我本以为,陈尼高说书时的语速会舒缓而凝重,可他进入状态后,语速快得像爆豆子,又似相声演员的贯口,滔滔不绝。一时间,面前的沟壑、沟对面的黄土地、远处的山峦,仿佛都化作了杨家将纵横驰骋的战场。就在我听得入迷时,陈尼高不说了,可能是等待下次再孝敬他烟叶了。
陈尼高提及张先生也就是我父亲原来擅长说“三国”。那时只看过《三国演义》连环画的我,满心期待能听父亲说书。终于有一天下午,天下起了雨,父亲闲了下来,我们几个小孩不约而同地来到我家西屋。我对父亲说:“大大,听说你会说三国,给我们说一段吧!”
父亲不像陈尼高那般迅速进入说书状态,他吸了两口旱烟,任由烟缕从口腔缓缓逸出,先是看了看我,然后说:“赵云一路到处打听糜夫人的下落,有一个百姓说看到糜夫人受了伤,在那边的墙内坐着。赵云催马向前,走到前边的土墙下看到糜夫人坐在墙下的枯井旁哭着。赵云急忙下马拜见糜夫人,请糜夫人上马。糜夫人说自己受伤了,会拖累赵云,坚决不上马。赵云十分着急,再三请求,说:‘夫人不听我的话,追兵到了该怎么办?’糜夫人把阿斗放在地上,自己翻身跳进身旁的枯井里去了。赵云非常悲伤,又恐曹兵盗尸,只好推倒土墙掩盖枯井,把阿斗放在胸前系好,跳上马奋力冲杀出去。曹兵追截上来,赵云杀开一条路又被围住,赵云拼力杀开,正要往前冲,一下子掉进路旁的土坑内。曹兵急忙围上来,突然一道红光升起,赵云那匹马从坑中一跃而起,跳出坑外。这时曹兵又有两员大将赶到,赵云拿着青釭剑四处乱砍,杀退曹军冲出重围。曹操在山上观战,看到赵云勇猛无比,大喊:‘将军留下姓名!’赵云一边骑马飞奔一边喊:‘我是常山赵子龙!’曹操急忙下令以后见到赵云必须要活捉,不得放箭。赵云保护阿斗逃离大军,身上沾满了血,一路奔跑十分劳累。马上就要过长坂坡了,坡下又冲出来两员曹军将领。赵云再次奋力拼杀,杀了将领往坡上冲去,身后曹兵又追上来了。赵云到了桥边,看到张飞举着长矛立在桥上,急忙大喊:‘翼德救我!’张飞赶忙让赵云过去,自己来挡追兵。
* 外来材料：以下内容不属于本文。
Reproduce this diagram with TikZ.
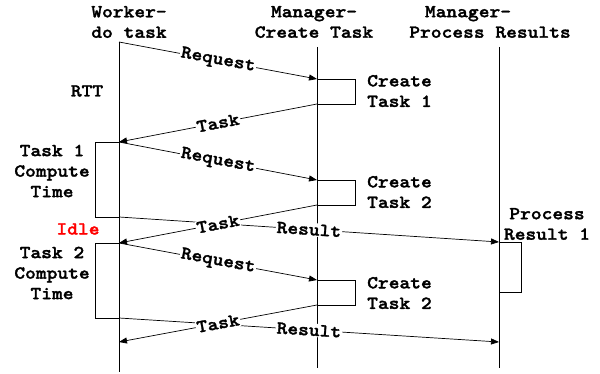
\documentclass[tikz,border=0pt]{standalone}
\usepackage{fontspec}
\newfontfamily\courfont{lmmonolt10-bold.otf}[FakeStretch=1.12,FakeBold=1.6]
\usetikzlibrary{arrows.meta}
\begin{document}
\begin{tikzpicture}[x=1pt,y=-1pt,
  txt/.style={font=\courfont\fontsize{18.3}{20.5}\selectfont, inner sep=0pt, align=center},
  msg/.style={-{Triangle[length=8pt,width=6pt]}, line width=0.7pt},
  lbl/.style={font=\courfont\fontsize{18.3}{20.5}\selectfont, fill=white, inner sep=1pt, sloped, midway},
  life/.style={line width=0.8pt},
  act/.style={line width=0.7pt}]
\useasboundingbox (0,0) rectangle (600,374);

% lifeline ends
\coordinate (wtop) at (119,42);  \coordinate (wbot) at (119,372);
\coordinate (ctop) at (317,47);  \coordinate (cbot) at (317,368);
\coordinate (ptop) at (499,47);  \coordinate (pbot) at (499,368);
% worker events
\coordinate (w1) at (119,142); \coordinate (w2) at (119,217);
\coordinate (w3) at (119,243); \coordinate (w4) at (119,318);
\coordinate (w5) at (119,342);
% task creation events
\coordinate (c1) at (317,79);  \coordinate (c1e) at (317,104);
\coordinate (c2) at (317,180); \coordinate (c2e) at (317,205);
\coordinate (c3) at (317,280); \coordinate (c3e) at (317,305);
% result processing events
\coordinate (p1) at (499,242); \coordinate (p1e) at (499,292);
\coordinate (p2) at (499,342);

% headers
\node[txt] (hw) at (129,22) {Worker-\\do task};
\node[txt] (hc) at (314,22) {Manager-\\Create Task};
\node[txt] (hp) at (490,22) {\mbox{Manager-\hspace{44pt}}\\Process Results};

% lifelines
\draw[life] (wtop) -- (wbot);
\draw[life] (ctop) -- (cbot);
\draw[life] (ptop) -- (pbot);

% first round trip
\draw[msg] (wtop) -- node[lbl] {Request} (c1);
\draw[act] (c1) -- ++(38,0) |- (c1e);
\node[txt, anchor=west, align=left] (ct1) at (367,91) {Create\\Task 1};
\draw[msg] (c1e) -- node[lbl] {Task} (w1);
\node[txt] (rtt) at (87,91) {RTT};

% second round
\draw[msg] (w1) -- node[lbl] {Request} (c2);
\draw[act] (w1) -- ++(-24,0) |- (w2);
\node[txt] (t1) at (52,171) {Task 1\\Compute\\Time};
\draw[act] (c2) -- ++(38,0) |- (c2e);
\node[txt, anchor=west, align=left] (ct2) at (367,192) {Create\\Task 2};
\draw[msg] (w2) -- node[lbl] {Result} (p1);
\draw[msg] (c2e) -- node[lbl] {Task} (w3);
\node[txt, text=red] (idle) at (78,229) {Idle};
\draw[act] (p1) -- ++(22,0) |- (p1e);
\node[txt] (pr1) at (547,224) {Process\\Result 1};

% third round
\draw[msg] (w3) -- node[lbl] {Request} (c3);
\draw[act] (w3) -- ++(-24,0) |- (w4);
\node[txt] (t2) at (52,273) {Task 2\\Compute\\Time};
\draw[act] (c3) -- ++(38,0) |- (c3e);
\node[txt, anchor=west, align=left] (ct3) at (367,293) {Create\\Task 2};
\draw[msg] (w4) -- node[lbl] {Result} (p2);
\draw[msg] (c3e) -- node[lbl] {Task} (w5);
\end{tikzpicture}
\end{document}
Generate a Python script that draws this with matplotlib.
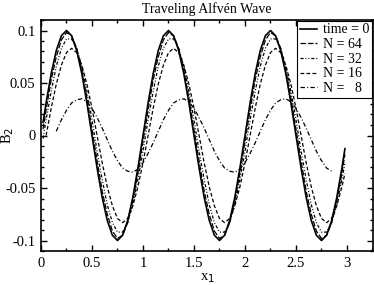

”这番描述让我听得目瞪口呆,心中不禁惊叹,原来父亲肚里装着这么多故事啊。
时光匆匆,几十年如白驹过隙般转瞬即逝,陈尼高和父亲这些“说书人”都已相继离世。他们当年以劳动为生,说书纯粹是出于热爱,不图任何报酬。他们阅读书籍,消化吸收书中的内容,加入自己的创作,在那个年代,这是故乡土地上的人们为数不多的文化享受。
那些精彩的说书故事,在我心中种下了文学的种子,孕育了我对文学的仰慕与追寻。有了文学这根精神缆绳,此后即便在最困难的日子,我也能找到心灵的慰藉,寻得快乐的源泉,触摸到故土深沉而炽热的心跳。
有些人比如我这样的人习惯用文字记录生活,写日记、拍照、录影,封存某个细节,试图记录过去,让过去成为永恒。而有些人则选择顺其自然,接受遗忘的必然性,让记忆像流水一样自由流淌。这些都是每个人的权利,无所谓对错,只是习惯和喜好而已。